As much as we clearly adore Bali, we’re really getting into the Lombok vibe. One of our own Nomads is gushing about the island after a recent “work” trip, and we just have to share the excitement. If you’ve always assumed Lombok was a part of Bali (a common assumption) or never actually heard too much about it, you might be tempted to add Lombok to your list of go-to places after this read.
First things first, the best time to hop over is in the month of May just when the rainy season ends and the dry begins. While hot and humid all year round, temperatures can range from 21°C to 32°C.
#1 Not in Bali, You Say?
No, siree. Located just 40 km east of Bali, travellers can reach Lombok via air or sea. An hourly ferry takes you to the island but if you don’t fancy a long four to five-hour long journey, there are speedboats that travel the same route in under two and a half hours. Domestic and international flights that fly directly to Lombok International Airport are carried by Silk Air, Air Asia, Garuda Indonesia / Citilink, or Lion Air / Wings Air.
#2 Go Chasing Waterfalls
Take a trip to Benang Stokel in the village of Aik Berik, Central Lombok, about 27 km east of Mataram and less than one hour’s drive from the capital. The area boasts two stunning and separate waterfalls – Benang Stokel and Benang Kelambu – each within trekking distance of each other.
#3 The Villas Are Something Else
The Luxe Nomad has a handful of Lombok properties, each more stunning than the last. Starting at the very top of the price list is the 5-bedroom Villa Sapi, designed by the famous Canadian architect David Lombardi, at USD 1,095++ a night. For travellers on more of a budget, check out the only hotel on Klui Beach, Jeeva Klui Resort, from USD 165++ a night.
#4 Shop Without the Crowd
Cakranegara on Jalan Hasanuddin is the best public market on the island, or you can head to the Sweta market in Bertais to shop for spices and beautifully made cane baskets. Sukarara (5 km to the west of Praya) is a weaving village where quality ikat and traditional cloth is made and sold. Using antiquated looms, these painstaking works of art are collected by many around the world.
#5 Something Old, Something New
Lombok’s most famous temple-palace complex is Narmada Taman, built in 1727. You’ve seen a good number of Bali’s 20, 000 temples, but in Lombok, things are a little different.
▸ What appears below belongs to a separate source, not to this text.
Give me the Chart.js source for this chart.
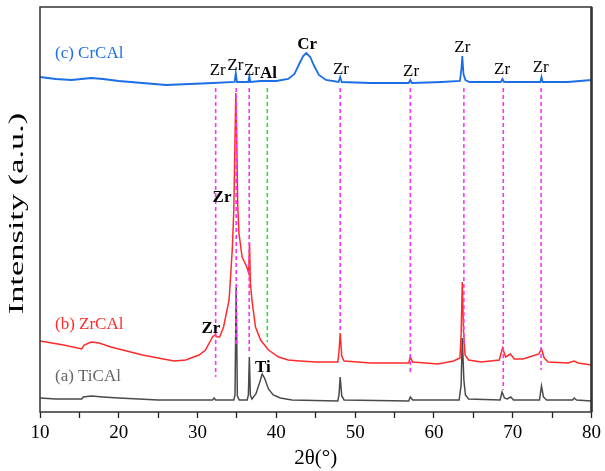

The architecture is an interesting mix of Hindu, Islamic, and Sasak styles, but the temple is notable for its man-made lagoon, which symbolises the lake of the holy mountain, Mount Rinjani, in north Lombok.
#6 Third-Highest Mountain is the Charm
If you’ve always wanted to mountain climb but can’t seem to wake up early enough in Bali (wonder why), Lombok is home to the 12,221 ft Gunung Rinjani. We won’t lie – it’s a feared spot because it releases explosions from time to time, but it also holds a sacred status in Indonesia. You’ll be able to trek up the slope, but be careful when walking near the rim and down to the lake. The reward is, of course, stupendous – you’ll find stark and magnificent views as well as the shimmering Danau Segera Anak lake, as well as a number of caves, small waterfalls and hot springs.
#7 Who Doesn’t Love the Beach?
What was once a backpacker escape from Bali’s crowded beaches is no longer a secret hideaway. Yet Senggigi beach is still a relaxing spot where expensive resorts are beginning to make their home. You’ll find stunning sunset views against a Bali’s Gunung Agung backdrop, whilst Senggigi Reef is great for snorkelling and decent surf breaks, depending on weather conditions.
#8 You’ll Never Go Hungry
The best known local dish is probably Ayam Taliwang, which is chicken coated with a rich red sauce flavoured with galangal, turmeric and tomato, and can range from mild to searingly hot. You won’t stop eating this stuff, honestly. You might also want to try the favourite local drink called tuak, a red or white fermented palm wine with 2-5% alcohol volume, but be warned – it goes down easy but packs a mean punch!
#9 Bonus: The Gili Islands
Make a day trip and head out to the Gili Islands for some snorkelling or diving action. You can catch a small boat from the Bangsal ferry dock, near Pameneng. If you’re willing to rough it out a little more, skip the north-west Gili islands and head to the 13 small islands known as the Southwest Gilis or the ‘Secret Islands’. These islands are largely undiscovered by tourists and boast wonderful dive sites and reefs visited by turtles, white tip reef sharks, cuttlefish, moray eels, ghost pipe fish, leaf fish, pygmy seahorses and much more.